It’s been a slow month or so for keeping things updated on the site. There’s been a couple of reasons. First, my son’s high school graduation involved attending numerous events and entertaining a house full of out-of-town guests. Second, I decided it was time to make the move away from Rackspace and migrate the blog to Amazon’s EC2 service. Here’s why I decided to make the switch and some lessons learned in the process.
When I launched the site during the second half of 2012, I chose Rackspace since we were using them as our cloud provider at work. I figured that learning how Rackspace worked would help me better understand architectural decisions and trade-offs we were making with our infrastructure. It was a decision I was comfortable with until this past month. I was disappointed by Rackspace’s failure to respond to price reductions by Amazon, Google and Microsoft back in April. It was finally time to check out how difficult it would be to switch over to a different vendor. Given Amazon has a free tier for the first year, they were the natural choice to try out first.
I started the transition last weekend and finished it over the last couple of days. I would have finished it much sooner, but Amazon released a new service tier in the middle of the transition. I was planning to use their t1.micro instance size, but shortly after I had the server up and running, they released a new set of server sizes that used the latest Intel processors and offered more memory and network resources for a cheaper price than their existing servers. Since ths would potentially be a long-term move, I made the bold decision to transition my setup work from the t1.micro instance to a t2. micro instance.
Overall, I’m very pleased with the transition and don’t plan to switch back. Here are some lessons I learned during the process and things that I’ve found better than Rackspace:
- On pricing, Amazon is a bit cheaper, but in my case it’s not that significant. It amounts to about $3-4 per month (once my free term expires). What I’m getting with Amazon is better equipment for the same price. The Rackpace instance is a 512M server while the Amazon instance is a 1G server.
- The security built in to the Amazon way of doing things seems to be better. I emphasize “seems” because I’m not a security expert, but it certainly feels better. The limitations and security keys that are setup out of the box at least give you the feeling of better security.
- The documentation Amazon provides is outstanding. It’s much better than what Rackspace provides, both in terms of organization and quality. It certainly made the experience of setting up a server much easier than what I remember with Rackspace.
- On the flip side, you do have to spend time up front setting up security groups and rules that you didn’t have to do with Rackspace. It results in longer setup times for your first instance, but I can see how it could make for easier server setup down the road, as well as a more secure environment as well.
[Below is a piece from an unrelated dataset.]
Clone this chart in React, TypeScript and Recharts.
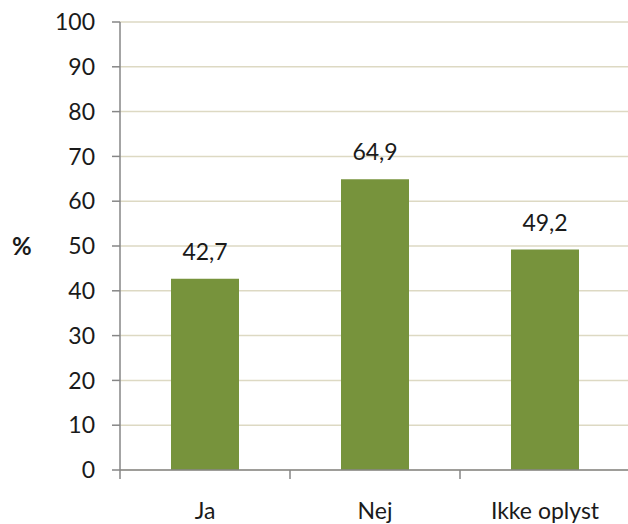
import React from 'react';
import { BarChart, Bar, XAxis, YAxis, CartesianGrid, LabelList } from 'recharts';

const categories = ['Ja', 'Nej', 'Ikke oplyst'];
const values = [42.7, 64.9, 49.2];
const yTicks = [0, 10, 20, 30, 40, 50, 60, 70, 80, 90, 100];

const data = categories.map((name, i) => ({ name, value: values[i] }));

const FONT = 'Lato, "Open Sans", sans-serif';

function XTick(props: any) {
  const { x, y, payload } = props;
  const half = payload && payload.offset ? payload.offset : 85;
  return (
    <g>
      <line x1={x - half} y1={y - 26} x2={x - half} y2={y - 17} stroke="#868686" strokeWidth={1.5} />
      <text x={x} y={y} dy={23} textAnchor="middle" fill="#1a1a1a" fontSize={23} fontFamily={FONT}>
        {payload.value}
      </text>
    </g>
  );
}

export default function App() {
  return (
    <div style={{ position: 'absolute', left: 0, top: 0, width: 628, height: 524, overflow: 'hidden', background: '#fff' }}>
      <BarChart
        width={630}
        height={524}
        data={data}
        margin={{ top: 22, right: 0, bottom: 0, left: 0 }}
        barCategoryGap="30%"
      >
        <CartesianGrid vertical={false} stroke="#DDD9C3" strokeWidth={1.5} />
        <XAxis
          dataKey="name"
          height={54}
          axisLine={{ stroke: '#868686', strokeWidth: 1.5 }}
          tickLine={false}
          tickSize={8}
          tickMargin={18}
          tick={<XTick />}
        />
        <YAxis
          width={120}
          domain={[0, 100]}
          ticks={yTicks}
          interval={0}
          axisLine={{ stroke: '#868686', strokeWidth: 1.5 }}
          tickLine={{ stroke: '#868686', strokeWidth: 1.5 }}
          tickSize={8}
          tickMargin={17}
          tick={{ fill: '#1a1a1a', fontSize: 23, fontFamily: FONT }}
          label={{ value: '%', position: 'insideLeft', offset: 12, fill: '#1a1a1a', fontSize: 24, fontWeight: 'bold', fontFamily: FONT }}
        />
        <Bar dataKey="value" fill="#77933C" isAnimationActive={false}>
          <LabelList
            dataKey="value"
            position="top"
            offset={19}
            formatter={(v: any) => String(v).replace('.', ',')}
            fill="#1a1a1a"
            fontSize={23}
            fontFamily={FONT}
          />
        </Bar>
      </BarChart>
    </div>
  );
}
- Amazon takes a more consumption based approach that Rackspace. It’s easier through Amazon to bring servers online or take them offline, and you don’t pay for servers that exist but are in a stopped state. It’s a better option for on-demand computing as you don’t pay for the resources unless they are up and running.
- Amazon prefers that you use their Elastic Block Storage (EBS) service for your servers. I know some purists don’t like using EBS, but I like that it allows me to easily separate the instance OS from the data. While migrating from a t1.micro to a t2.micro instance, I figured out how to configure the separation of my web server data such that I can easily change instances and incur very minimal downtime in the process.
It’s only been a week, so I’m sure there’s a lot more to learn, but I learned enough to tell that Amazon’s service is much easier to setup, easier to use, and offers more value for the money. I’m guessing that Rackspace is in a tough spot these days. If someone was to ask me to choose between the two, I would highly recommend Amazon over Rackspace. In fact, the experience has been so good, that I expect we’ll make the conversion in the business between now and the end of the year.